--- start ---

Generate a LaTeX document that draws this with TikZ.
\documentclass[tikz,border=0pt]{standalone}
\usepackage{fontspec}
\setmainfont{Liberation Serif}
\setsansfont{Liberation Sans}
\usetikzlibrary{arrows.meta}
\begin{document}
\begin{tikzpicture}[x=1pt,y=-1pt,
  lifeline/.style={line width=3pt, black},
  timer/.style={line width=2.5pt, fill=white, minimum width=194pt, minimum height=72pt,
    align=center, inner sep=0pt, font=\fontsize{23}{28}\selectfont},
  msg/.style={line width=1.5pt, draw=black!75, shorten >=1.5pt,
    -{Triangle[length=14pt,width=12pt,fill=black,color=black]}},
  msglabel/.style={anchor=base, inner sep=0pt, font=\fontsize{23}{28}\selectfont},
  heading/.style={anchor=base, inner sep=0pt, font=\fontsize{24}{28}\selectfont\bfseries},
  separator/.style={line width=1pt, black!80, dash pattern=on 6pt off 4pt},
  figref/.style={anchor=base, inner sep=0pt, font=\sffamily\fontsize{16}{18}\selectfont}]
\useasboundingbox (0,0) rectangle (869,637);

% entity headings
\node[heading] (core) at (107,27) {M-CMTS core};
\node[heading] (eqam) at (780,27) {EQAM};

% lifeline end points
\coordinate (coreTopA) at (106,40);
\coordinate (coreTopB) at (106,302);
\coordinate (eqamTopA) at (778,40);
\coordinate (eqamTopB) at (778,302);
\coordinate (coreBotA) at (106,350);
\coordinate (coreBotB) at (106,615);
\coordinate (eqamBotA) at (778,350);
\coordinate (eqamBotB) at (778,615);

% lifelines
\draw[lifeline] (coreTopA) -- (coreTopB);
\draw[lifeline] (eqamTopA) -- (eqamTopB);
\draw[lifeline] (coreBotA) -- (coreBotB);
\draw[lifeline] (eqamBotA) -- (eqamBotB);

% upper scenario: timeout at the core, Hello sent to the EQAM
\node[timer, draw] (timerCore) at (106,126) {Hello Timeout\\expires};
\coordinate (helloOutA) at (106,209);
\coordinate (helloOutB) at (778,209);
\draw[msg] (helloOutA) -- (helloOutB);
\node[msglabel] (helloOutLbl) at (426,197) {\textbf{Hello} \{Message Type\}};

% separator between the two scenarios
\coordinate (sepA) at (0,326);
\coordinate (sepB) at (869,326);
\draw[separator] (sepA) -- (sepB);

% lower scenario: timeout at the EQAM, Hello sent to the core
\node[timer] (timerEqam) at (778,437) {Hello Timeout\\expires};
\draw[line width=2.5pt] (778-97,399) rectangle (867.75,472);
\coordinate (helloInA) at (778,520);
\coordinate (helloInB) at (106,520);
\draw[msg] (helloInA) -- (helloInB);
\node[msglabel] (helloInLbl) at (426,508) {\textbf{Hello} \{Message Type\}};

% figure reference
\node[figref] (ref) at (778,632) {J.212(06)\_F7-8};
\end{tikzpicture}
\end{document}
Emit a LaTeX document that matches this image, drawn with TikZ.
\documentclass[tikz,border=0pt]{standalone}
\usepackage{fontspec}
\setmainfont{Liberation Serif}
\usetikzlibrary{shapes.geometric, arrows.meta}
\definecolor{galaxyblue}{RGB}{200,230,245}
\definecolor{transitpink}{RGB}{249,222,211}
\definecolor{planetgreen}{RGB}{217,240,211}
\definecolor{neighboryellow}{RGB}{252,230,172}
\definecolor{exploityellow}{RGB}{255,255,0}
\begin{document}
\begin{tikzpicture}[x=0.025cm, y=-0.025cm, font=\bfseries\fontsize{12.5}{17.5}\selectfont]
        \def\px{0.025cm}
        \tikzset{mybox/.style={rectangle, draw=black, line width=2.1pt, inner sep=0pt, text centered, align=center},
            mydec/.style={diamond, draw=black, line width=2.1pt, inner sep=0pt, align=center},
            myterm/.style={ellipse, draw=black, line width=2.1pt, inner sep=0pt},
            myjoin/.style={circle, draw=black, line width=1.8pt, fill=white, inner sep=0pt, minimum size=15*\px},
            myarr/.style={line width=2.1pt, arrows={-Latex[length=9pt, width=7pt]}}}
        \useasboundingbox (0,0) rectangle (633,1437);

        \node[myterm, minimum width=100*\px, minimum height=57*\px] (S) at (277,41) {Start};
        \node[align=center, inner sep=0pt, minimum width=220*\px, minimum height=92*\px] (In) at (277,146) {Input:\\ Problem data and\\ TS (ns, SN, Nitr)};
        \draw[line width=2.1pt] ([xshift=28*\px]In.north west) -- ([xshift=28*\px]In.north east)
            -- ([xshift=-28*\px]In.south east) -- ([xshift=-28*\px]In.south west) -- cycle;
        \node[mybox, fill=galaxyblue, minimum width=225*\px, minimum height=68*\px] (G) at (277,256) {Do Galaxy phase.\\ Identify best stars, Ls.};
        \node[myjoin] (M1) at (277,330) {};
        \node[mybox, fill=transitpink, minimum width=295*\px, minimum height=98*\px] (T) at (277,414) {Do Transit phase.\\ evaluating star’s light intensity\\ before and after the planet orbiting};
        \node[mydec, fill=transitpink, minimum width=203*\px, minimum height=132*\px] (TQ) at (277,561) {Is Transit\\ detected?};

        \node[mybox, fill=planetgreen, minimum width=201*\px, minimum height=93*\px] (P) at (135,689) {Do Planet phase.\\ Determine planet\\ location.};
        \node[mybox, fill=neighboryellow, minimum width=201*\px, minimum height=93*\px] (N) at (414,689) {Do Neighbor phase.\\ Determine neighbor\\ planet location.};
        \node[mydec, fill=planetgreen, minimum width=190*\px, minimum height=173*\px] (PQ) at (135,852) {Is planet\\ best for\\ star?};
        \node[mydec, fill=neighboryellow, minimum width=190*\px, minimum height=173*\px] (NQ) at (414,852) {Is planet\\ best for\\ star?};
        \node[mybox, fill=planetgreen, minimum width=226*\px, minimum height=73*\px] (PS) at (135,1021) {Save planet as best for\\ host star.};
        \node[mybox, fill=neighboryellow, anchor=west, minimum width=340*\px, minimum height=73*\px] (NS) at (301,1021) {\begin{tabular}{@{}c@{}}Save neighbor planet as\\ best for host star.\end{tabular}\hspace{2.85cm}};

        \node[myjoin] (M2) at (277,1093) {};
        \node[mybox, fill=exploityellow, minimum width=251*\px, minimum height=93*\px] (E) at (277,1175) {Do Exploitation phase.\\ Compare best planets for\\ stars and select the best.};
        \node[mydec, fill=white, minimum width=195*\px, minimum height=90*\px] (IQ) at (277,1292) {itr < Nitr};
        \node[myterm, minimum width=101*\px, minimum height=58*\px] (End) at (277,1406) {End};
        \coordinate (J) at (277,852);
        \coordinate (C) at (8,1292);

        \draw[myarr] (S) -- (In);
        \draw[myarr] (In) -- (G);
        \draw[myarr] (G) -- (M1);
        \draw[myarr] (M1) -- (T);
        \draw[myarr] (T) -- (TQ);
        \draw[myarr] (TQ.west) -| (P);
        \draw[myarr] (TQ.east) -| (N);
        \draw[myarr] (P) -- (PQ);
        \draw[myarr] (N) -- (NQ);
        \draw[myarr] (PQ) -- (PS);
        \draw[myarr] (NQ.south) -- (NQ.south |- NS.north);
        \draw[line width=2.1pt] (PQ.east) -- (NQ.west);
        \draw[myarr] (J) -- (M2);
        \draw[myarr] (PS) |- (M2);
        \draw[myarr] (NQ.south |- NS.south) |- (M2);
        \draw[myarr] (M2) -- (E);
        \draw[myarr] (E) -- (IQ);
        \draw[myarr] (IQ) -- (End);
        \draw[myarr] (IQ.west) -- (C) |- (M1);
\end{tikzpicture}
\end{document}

--- end ---
--- start ---

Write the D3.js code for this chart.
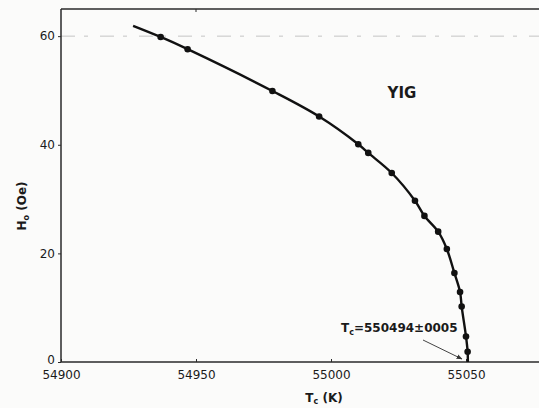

--- end ---

### The task
Out of the material above, gather each line where "this" appears.

### Full output
Generate a LaTeX document that draws this with TikZ.
Emit a LaTeX document that matches this image, drawn with TikZ.
Write the D3.js code for this chart.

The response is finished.